On nous répondra que Jacquet ne pensait qu'en fonction du groupe lui aussi. Certes, mais en considérant que celui-ci devant inclure des caractères bien trempés (Deschamps, Desailly, Blanc, Karembeu, Djorkaeff, Petit), de vrais champions qui accepteraient d'apporter leur écot à la cause commune. Où sont les personnalités marquées, les leaders chez les Bleus d'aujourd'hui? On ne gagne pas un Euro avec vingt-trois types qui récitent gentiment leur leçon devant le micro. On sent bien l'influence de Deschamps sur ses joueurs: ils sont tous aussi ennuyeux à écouter que lui.


Payet a raison de dire que certains bénéficient de plus de clémence que d'autres et figurent sans doute déjà dans la liste pour le championnat d'Europe. C'est une évidence que tous les observateurs et footophiles n'ont pu que constater. Un joueur de seconde zone comme Sissoko, actuellement dernier de Premier League, passé par des clubs huppés comme Toulouse et Newcastle, compte plus de trente sélections. Personne n'a encore compris à quoi il servait au juste, mais il est costaud, il va vite, et surtout il est content d'être là. 

Valbuena? Cinquante sélections. Sur les talons de Govou. Il mouille le maillot. Evra et Sagna? Près de cent vingt sélections à eux deux, total plutôt respectable pour deux latéraux qui n'ont jamais réussi un centre en bleu et ne rassurent que moyennement sur le plan défensif. Kurzawa? Digne? Corchia? Mathieu? Non merci, on fera sans.  L'idée de base de Deschamps? Former une sélection aussi consensuelle que possible et viser un petit quart de finale honorable sans prêter le flanc à la critique. De l'audace, encore de l'audace, toujours de l'audace.


Au milieu de terrain, il a confié les clés à Pogba, tout en concédant que le Turinois ne pouvait être considéré comme un meneur de jeu. Les autres sélectionnés habituels dans l'entre-jeu (Matuidi, Schneiderlin, Sissoko, Cabaye, Kondogbia) sont tous des milieux défensifs plus ou moins capables de se projeter vers l'avant. Les seuls pourvoyeurs de ballons potentiels (Griezmann, Valbuena) évoluent plutôt sur les côtés, laissant l'axe aux récupérateurs physico-physiques chers à Deschamps (après le carré magique, le triangle pragmatique) dans un système où la relation entre le milieu et l'attaque est parfois inexistante. 
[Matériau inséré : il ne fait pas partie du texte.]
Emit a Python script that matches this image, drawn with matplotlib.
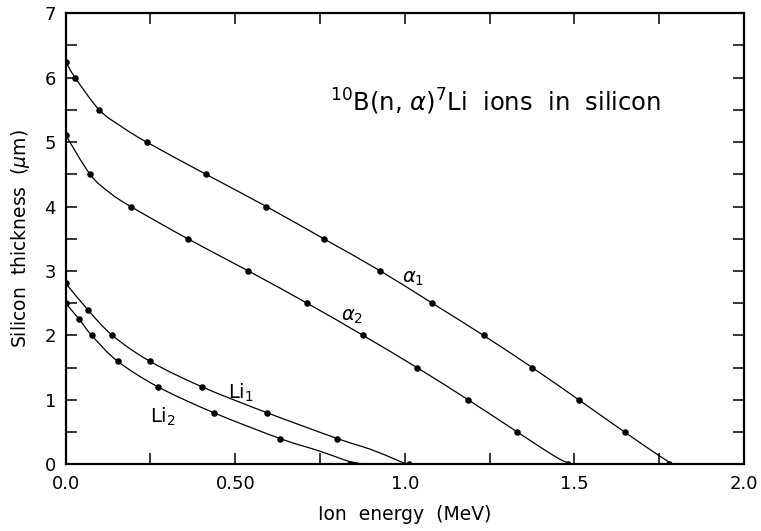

Le profil de Payet, un vrai meneur de jeu axial capable de jouer par-dessus et trouver la profondeur, d'illuminer une action d'une passe parfaite et accessoirement de marquer, ferait un bien fou à cette équipe de France. Avec sa sortie qui n'est pas passé inaperçue au royaume du "je fais confiance au sélectionneur" (une sorte de mantra à l'approche de l'Euro), il s'est peut-être définitivement grillé. Quand Deschamps reconnaît qu'un joueur à de la qualité, comme il l'a fait récemment au sujet de Payet sur RMC, c'est souvent pour mieux lui claquer la porte au nez.